Maxi-truffa in banca prescrizione per tutti

MAJANO. Alla fine, la prescrizione ha salvato tutti, o quasi. Compresi, quindi, i soli 4 imputati che avevano varcato la soglia dell’udienza preliminare e affrontato il processo dibattimentale. Il...
Di Luana De Francisco

MAJANO. Alla fine, la prescrizione ha salvato tutti, o quasi. Compresi, quindi, i soli 4 imputati che avevano varcato la soglia dell’udienza preliminare e affrontato il processo dibattimentale. Il caso era quello che ipotizzava un’associazione a delinquere finalizzata alla truffa, il falso e la ricettazione ai danni della Banca Antonveneta di Majano e di una ventina di persone, tra cui diversi pensionati, e che si era in parte già concluso davanti al gup con tre patteggiamenti e cinque non luoghi a procedere, appunto, per intervenuta prescrizione del reato. Al centro dell’inchiesta, una montagna di presunte operazioni illecite compiute tra il 2004 e il 2005 per un ammontare di oltre mezzo milione di euro.
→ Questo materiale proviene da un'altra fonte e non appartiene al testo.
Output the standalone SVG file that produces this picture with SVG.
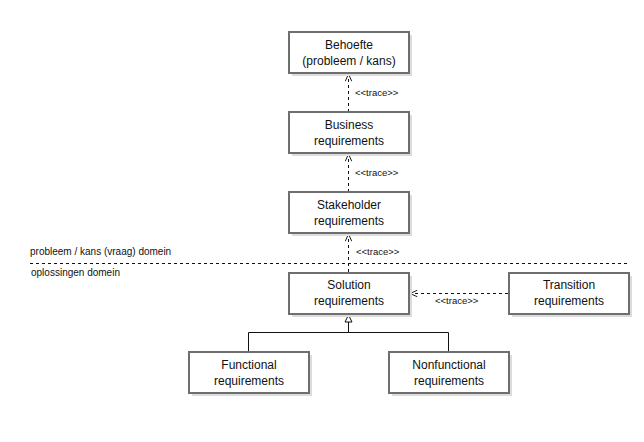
<svg xmlns="http://www.w3.org/2000/svg" width="644" height="442" viewBox="0 0 644 442">
<defs>
<style>
.box{fill:#fff;stroke:#6e6e6e;stroke-width:2}
.shd{fill:#dcdcdc}
.t{font-family:"Liberation Sans",Arial,sans-serif;font-size:12px;fill:#111;text-anchor:middle}
.s{font-family:"Liberation Sans",Arial,sans-serif;font-size:9.5px;fill:#111}
.d{font-family:"Liberation Sans",Arial,sans-serif;font-size:10px;fill:#111}
.dash{fill:none;stroke:#111;stroke-width:1;stroke-dasharray:3,3}
.solid{fill:none;stroke:#111;stroke-width:1}
</style>
<marker id="open" viewBox="0 0 10 10" refX="10" refY="5" markerWidth="8" markerHeight="8" markerUnits="userSpaceOnUse" orient="auto">
<path d="M1,1 L10,5 L1,9" fill="none" stroke="#111" stroke-width="1.2"/>
</marker>
</defs>
<rect width="644" height="442" fill="#fff"/>
<g id="domain">
<line x1="30" y1="263.5" x2="627" y2="263.5" class="dash"/>
<text x="30" y="255" class="d">probleem / kans (vraag) domein</text>
<text x="31" y="276" class="d">oplossingen domein</text>
</g>
<g id="connectors">
<line x1="348.5" y1="112" x2="348.5" y2="74" class="dash" marker-end="url(#open)"/>
<text x="355" y="96" class="s">&lt;&lt;trace&gt;&gt;</text>
<line x1="348.5" y1="192" x2="348.5" y2="154" class="dash" marker-end="url(#open)"/>
<text x="355" y="176" class="s">&lt;&lt;trace&gt;&gt;</text>
<line x1="348.5" y1="272" x2="348.5" y2="234" class="dash" marker-end="url(#open)"/>
<text x="356" y="255" class="s">&lt;&lt;trace&gt;&gt;</text>
<line x1="508" y1="293.5" x2="410" y2="293.5" class="dash" marker-end="url(#open)"/>
<text x="435" y="304" class="s">&lt;&lt;trace&gt;&gt;</text>
<polyline points="248.5,352 248.5,332.5 348.5,332.5 348.5,322" class="solid"/>
<polyline points="448.5,352 448.5,332.5 348.5,332.5" class="solid"/>
<polygon points="348.5,315 345,322 352,322" fill="#fff" stroke="#111" stroke-width="1"/>
</g>
<g id="behoefte">
<rect x="292" y="35" width="120" height="41" class="shd"/>
<rect x="289" y="32" width="120" height="41" class="box"/>
<text x="349" y="49" class="t">Behoefte</text>
<text x="349" y="65" class="t">(probleem / kans)</text>
</g>
<g id="business">
<rect x="292" y="115" width="120" height="41" class="shd"/>
<rect x="289" y="112" width="120" height="41" class="box"/>
<text x="349" y="129" class="t">Business</text>
<text x="349" y="145" class="t">requirements</text>
</g>
<g id="stakeholder">
<rect x="292" y="195" width="120" height="41" class="shd"/>
<rect x="289" y="192" width="120" height="41" class="box"/>
<text x="349" y="209" class="t">Stakeholder</text>
<text x="349" y="225" class="t">requirements</text>
</g>
<g id="solution">
<rect x="292" y="276" width="120" height="41" class="shd"/>
<rect x="289" y="273" width="120" height="41" class="box"/>
<text x="349" y="289" class="t">Solution</text>
<text x="349" y="305" class="t">requirements</text>
</g>
<g id="transition">
<rect x="512" y="276" width="120" height="41" class="shd"/>
<rect x="509" y="273" width="120" height="41" class="box"/>
<text x="569" y="289" class="t">Transition</text>
<text x="569" y="305" class="t">requirements</text>
</g>
<g id="functional">
<rect x="192" y="355" width="120" height="41" class="shd"/>
<rect x="189" y="352" width="120" height="41" class="box"/>
<text x="249" y="369" class="t">Functional</text>
<text x="249" y="385" class="t">requirements</text>
</g>
<g id="nonfunctional">
<rect x="392" y="355" width="120" height="41" class="shd"/>
<rect x="389" y="352" width="120" height="41" class="box"/>
<text x="449" y="369" class="t">Nonfunctional</text>
<text x="449" y="385" class="t">requirements</text>
</g>
</svg>
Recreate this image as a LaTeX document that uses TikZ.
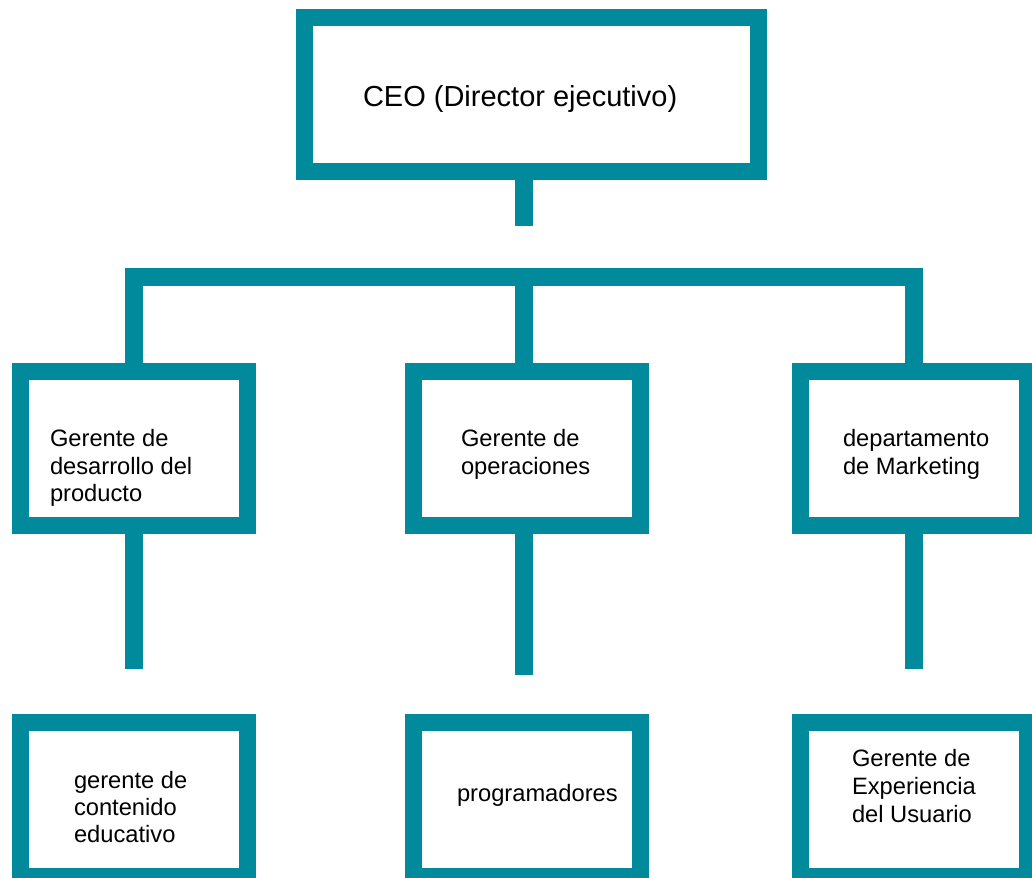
\documentclass[tikz,border=0pt]{standalone}
\usepackage{fontspec}
\setmainfont{Liberation Sans}
\definecolor{teal1}{RGB}{0,138,155}
\begin{document}
\begin{tikzpicture}[x=1pt,y=-1pt,
  orgbox/.style={draw=teal1,line width=17pt,rectangle,minimum width=227pt,minimum height=154pt,inner sep=0pt,outer sep=0pt,fill=white},
  conn/.style={draw=teal1,line width=18pt,line cap=butt,line join=miter},
  lbl/.style={anchor=base west,inner sep=0pt,outer sep=0pt,align=left,font=\fontsize{23.7}{27.5}\selectfont,text=black}]
\useasboundingbox[clip] (0,0) rectangle (1032,877);
% boxes
\node[orgbox,minimum width=454pt] (ceo) at (531.5,95) {};
\node[orgbox] (l1) at (134,448.5) {};
\node[orgbox] (m1) at (527,448.5) {};
\node[orgbox] (r1) at (914,448.5) {};
\node[orgbox] (l2) at (134,799) {};
\node[orgbox] (m2) at (527,799) {};
\node[orgbox] (r2) at (914,799) {};
% connector ends
\coordinate (cs) at (524,226);
\coordinate (bar) at (524,277);
\coordinate (sL) at (134,669);
\coordinate (sM) at (524,675);
\coordinate (sR) at (914,669);
% connectors
\draw[conn] (cs |- ceo.south) -- (cs);
\draw[conn] (l1.north) |- (bar) -| (r1.north);
\draw[conn] (bar) -- (bar |- m1.north);
\draw[conn] (l1.south) -- (sL);
\draw[conn] (sM |- m1.south) -- (sM);
\draw[conn] (r1.south) -- (sR);
% texts (anchor = baseline of the last line)
\node[lbl,font=\fontsize{29}{34}\selectfont] (tceo) at (363,106.7) {CEO (Director ejecutivo)};
\node[lbl] (tl1) at (50,501.7) {Gerente de\\desarrollo del\\producto};
\node[lbl] (tm1) at (461,474) {Gerente de\\operaciones};
\node[lbl] (tr1) at (843,474) {departamento\\de Marketing};
\node[lbl,font=\fontsize{23.7}{27.2}\selectfont] (tl2) at (74,842.7) {gerente de\\contenido\\educativo};
\node[lbl] (tm2) at (457,801.7) {programadores};
\node[lbl,font=\fontsize{23.7}{28}\selectfont] (tr2) at (852,822.7) {Gerente de\\Experiencia\\del Usuario};
\end{tikzpicture}
\end{document}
La sentenza è stata pronunciata, ieri, dal tribunale collegiale di Udine presieduto da Angelica Di Silvestre (a latere Mariarosa Persico e Roberto Pecile). Chiamati a rispondere di concorso in associazione a delinquere, Marco De Bonis, 32 anni, di San Giovanni al Natisone, Massimo Napolitano, 52, di Udine, Franco Iavarone, 43, pure di Udine, e Patria Vincente, dominicana di 49 anni, all’epoca residente ad Arezzo, sono stati prosciolti, a seguito della riqualificazione del fatto nel reato di truffa, per il quale è nel frattempo intervenuta la prescrizione. Il pm Barbara Loffredo aveva chiesto la condanna a 2 anni per De Bonis e per Iavarone e a 2 anni e mezzo per Napolitano e l’assoluzione con formula dubitativa per la Vincente. Nei confronti della dominicana, il magistrato aveva però sollecitato una pena di 4 anni e 9 mesi e 1.800 euro di multa, in relazione all’accusa di riciclaggio, contestatale in concorso con un altro imputato già uscito di scena. Ritenendola non colpevole, il collegio ha emesso verdetto di assoluzione “perchè il fatto non sussiste”. Il collegio difensivo era formato dagli avvocati Roberto Scolz (per la Vincente), Mery Mete (per De Bonis) e Renato Alfarone, di Milano (per Napolitano e Iavarone).

Condotte dalla Guardia di finanza, le indagini avevano passato al setaccio un elenco sterimato di documenti falsi, assegni rubati, conti correnti e pratiche di finanziamento a favore di persone mai identificate e prestanomi cui intestare i rapporti bancari. Nella ricostruzione accusatoria, Napolitano sarebbe stato il promotore dell’associazione, De Bonis e Iavarone i suoi più stretti collaboratori nel reclutamento di persone compiacenti e il reperimento della documentazione e la Vincente una delle addette alla gestione dei conti sui quali transitare gli assegni rubati.